A tribute to Jay

A few selected tributes to Jay from friends and Buzz staff members will be published in the upcoming days.  The first piece comes from The Buzz Editor in Chief, Ziye Wang, who wrote the article and created the artwork:

The first time I met him was during my weekly Friday night youth group. I was singing to the worship songs when I heard a snicker. And then another, until it became infectious to the group of boys behind me. There was Eric and Stephen and Ben, being their usual selves. What was different about the usual trio was another boy. I recognized him as someone I saw during passing periods. Thinking I wanted nothing to do with their little shenanigans, I put aside the identity of the new boy and continued with listening to the youth group leader. I was so dismissive, I wouldn’t even find out the new boy’s name for months. 

He came to a few more youth group meetings over the summer. Though I talked to him, I did not get to know him. I finally met him in school during a Buzz meeting. We were going through icebreakers, and though I forgot the question, I remember his answer made everyone in the room shake their heads, or crack a smile. To me, he was only there because Eric was there. I don’t know if he had a real passion for journalism, because I never bothered to find out. I deemed him as “Eric’s little friend,” and moved on with my day. The first time he created a lasting impression on me was during the October Buzz meeting. I asked everyone to say their name, their grade, their position, and finally what they would be going as for Halloween.

Eric’s friend answered, “My name is Jay, I’m a Sophomore. And, uh I don’t really have a position. But for Halloween, I think I’m going to wear a box with a door on the front. And when you open the door, I may be wearing a costume. Or I might not.” 

I would later find out that Jay always left an impression on people. The idea of wearing a box with the possibility of nothing underneath sent the room into nervous chatter and lighthearted laughter.

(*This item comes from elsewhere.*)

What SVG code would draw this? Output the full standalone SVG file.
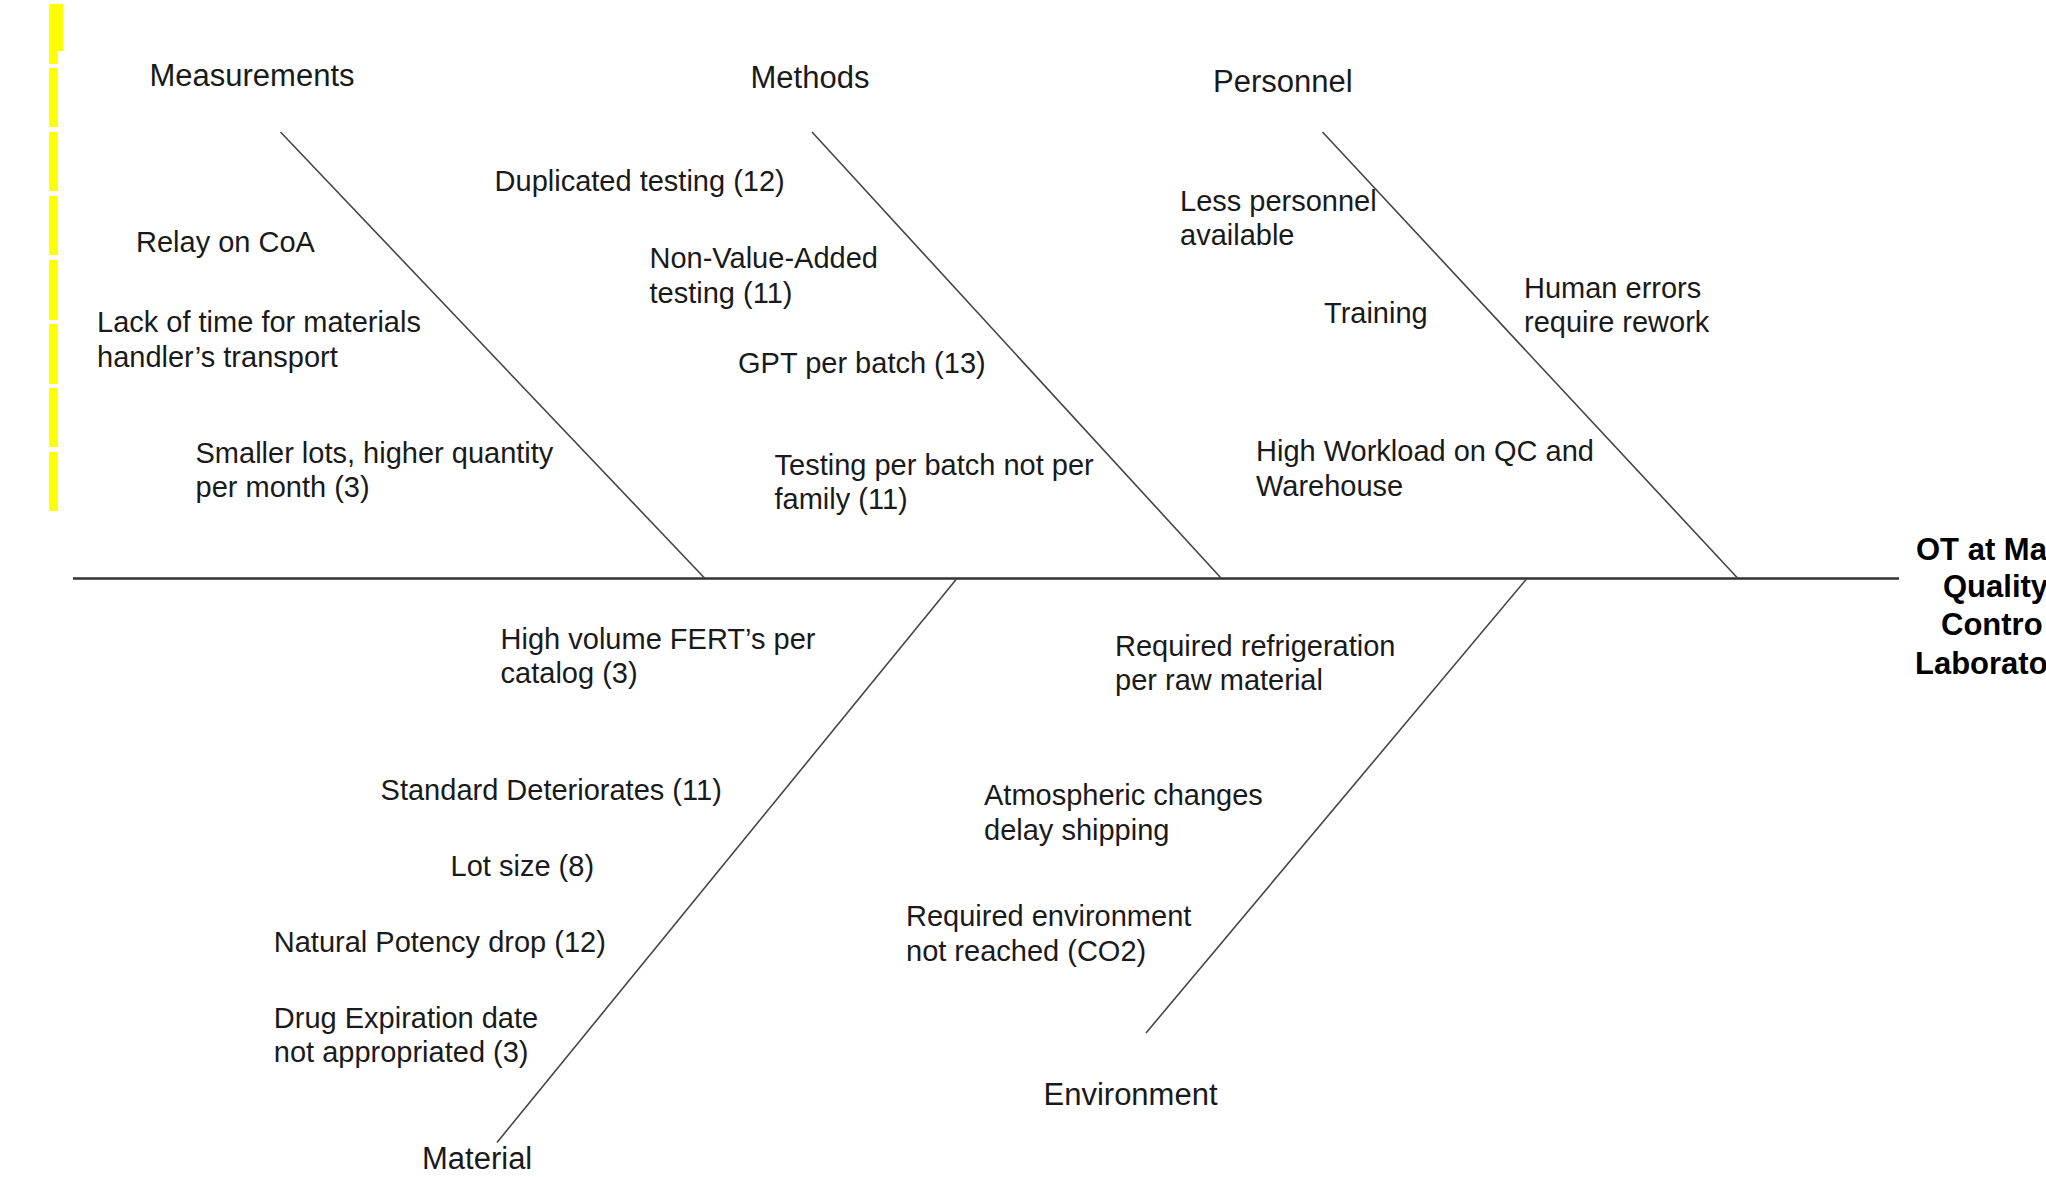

I thought the idea was ridiculous, but I couldn’t help but chuckle. 

I had many opportunities to get to see Jay, but I never took up the opportunity to know Jay. It leaves me with so many regrets. What if he came to my youth group seeking hope? What if I was more friendly and opened up to him more during Buzz meetings? His close friends told me that Jay believed no one would really care if he disappeared. With the way I carried myself around him, distant and formal, it’s no wonder he felt that way. 

As I talk with my friends, it seems everyone is neck deep in confusion, grief, sadness. When I try to navigate my emotions, regret is the heaviest weight on my conscience. The only time I was able to do something kind for him was during a Science Olympiad session. He said he was hungry. Since I was already on my way to Tous Les Jour, I offered to buy him a snack. 

I cling to that slice of strawberry cake like a lifeline. That tiny act of kindness was all I offered to a boy as unique, intelligent, and humorous as him. 

Jay’s passing, I hope, will stay with me for the rest of my life. He reminds me to be kind to strangers, to have the courage to love people that I don’t know, and to remember that a war is waging in everyone’s hearts. 

If I could do things over again. I would welcome you with open arms into the youth group. I would talk to you after Buzz meetings, just to check up how you’re doing. I would buy you a whole strawberry cake. I would be willing to offer the world to show that you mattered in my life. 

Rest In Peace, Jay. 

Thank you for teaching me these lessons, and I’m sorry I realized them too late.